Leibniz is on to something here that many in our modern day do not embrace when he goes onto say God ‘does nothing for which He does not merit being glorified.’ This means that God’s greatest desire is to be glorified, and because of this, everything He does serves the end of His glory being made much of. This includes the grand drama we find unfolding throughout Scripture of creation, fall, redemption, and consummation. Therefore if God were to create a world in which He was not fully glorified or treasured, that world would be lacking in the most fundamental way possible. Therefore the logical conclusion of this thought is that God is fully glorified in this world, because this world exists, knowing that this world would not exist unless it was the best possible of all worlds, because God does all things in the most perfect and desirable manner possible.
But this brings up the question of evil doesn’t it? Yes it does. If God created this world as the best of all possible worlds, and everything serves the purpose of glorifying Himself, than what do we make of the evil in our world? Does that evil serve God’s glory? If God made the world in the wisest way possible was the evil we see everyday part of His ‘wisest possible plan?’ Leibniz says rightly that God must be glorified more because of evil in the world, ‘than if none of the evil had (ever) happened.’ Again the logical conclusion is this: we know God acts for His own glory in the most perfect and desirable manner possible. Therefore everything that was made was made in the most ‘wise way possible.’ Therefore if evil (or anything!) exists we know that God had a wise purpose and design in allowing it to exist. Therefore, I agree with Leibniz, that we do live in the best of all possible worlds. Everything that exists serves the purpose of God’s glory. If anything didn’t serve the end of God’s glory, God wouldn’t have allowed it to exist.
The Danger of Philosophy
Now, let’s come back from Philosophy excursion and be reminded: we’ve just said some very true and glorious things of God, but see here the danger of philosophy – arriving at truth apart from the revealed truth of God – the Bible. I was a philosophy major in college. I’ve experienced how this works firsthand, and if we aren’t aware of it we can find ourselves in loads of trouble. So let’s ask the ever pressing question: does the Bible agree with this? Well let’s look into it to see these things to see.
In Romans 16:27 out of the things Paul could have attributed to God he says in His benediction, ‘To the only wise God be glory forevermore through Jesus Christ!’ Job says God is ‘wise in heart’ (Job 9:4) and that ‘with God are wisdom and might’ (Job 12:13). Psalm 19 and Psalm 104 put the wisdom of God on display through creation saying ‘In wisdom You have made them all.’ We even have en entire section of the Old Testament (Job, Proverbs, Ecclesiastes, and Song of Solomon) called the ‘Wisdom literature and in that portion of Scripture wisdom is even personified in Proverbs 8. More so, we have Solomon the epitome of Old Testament wisdom. 1 Kings 4:32-33 says Solomon wrote, ‘3,000 proverbs, and his songs were 1,005. He spoke of trees, from the cedar that is in Lebanon to the hyssop that grows out of the wall. He also spoke of beasts, and of birds, and of reptiles, and of fish.’ Solomon was so wise because God made him this way. He asked Solomon for anything, and out of all the things Solomon could have asked for (wealth, fame, and fortune) he asked for wisdom, and God gave him wisdom and everything else along with it.

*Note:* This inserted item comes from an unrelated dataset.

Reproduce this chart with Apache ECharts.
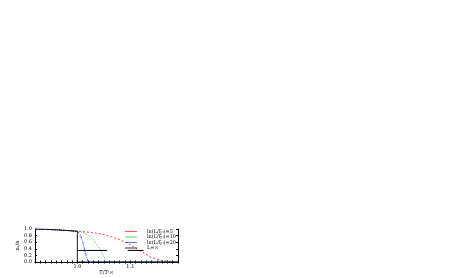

Keeping Solomon in mind we find it no surprise when we see Jesus say in Matthew 12:42, ‘Someone greater than Solomon is here.’ When we think specifically of redemption in Christ God’s wisdom comes squarely into view. After spending 11 entire chapters detailing rich and robust doctrine concerning the nature of God’s work through His son in Paul’s letter to the Romans, he explodes into praise in 11:33 saying, ‘O’ the depth and the riches of the (what?) wisdom of God…’ Later in 1 Corinthians even though the cross is seen as foolishness to the world (1 Cor. 1:18) Christ is the very ‘wisdom of God’ (1 Cor. 1:30) to those who’ve been saved. In fact the whole scope of ‘redemption as wisdom’ is defined for us in 1 Cor. 1:20-31 (read). In many ways God pits His own wisdom against the wisdom of the world and He shows how His wisdom, though seen as folly and weakness, is actually where true strength and truth is found. Even later in Ephesians 3 Paul is speaking of the wondrous reality that in the gospel racial barriers/tensions are broken down (specifically the context is Jew/Gentile, but we can see how easily it applies to the racial tensions in our day) and from seeing such things put on display in the local church, Paul says the entire watching world see’s the wisdom of God. Eph. 3:10 says it, that ‘through the church the manifold wisdom of God might now be made known to the principalities and powers in the heavenly places.’
To come back to Leibniz we must say that though the Bible never outright states his conclusion about ‘the best of all possible worlds’ it does seem to be a logical implication of what the Bible has to say about the wisdom of God. But let’s use caution, rather than beginning with Leibniz, let’s be safe and go to the Scripture first, yeah?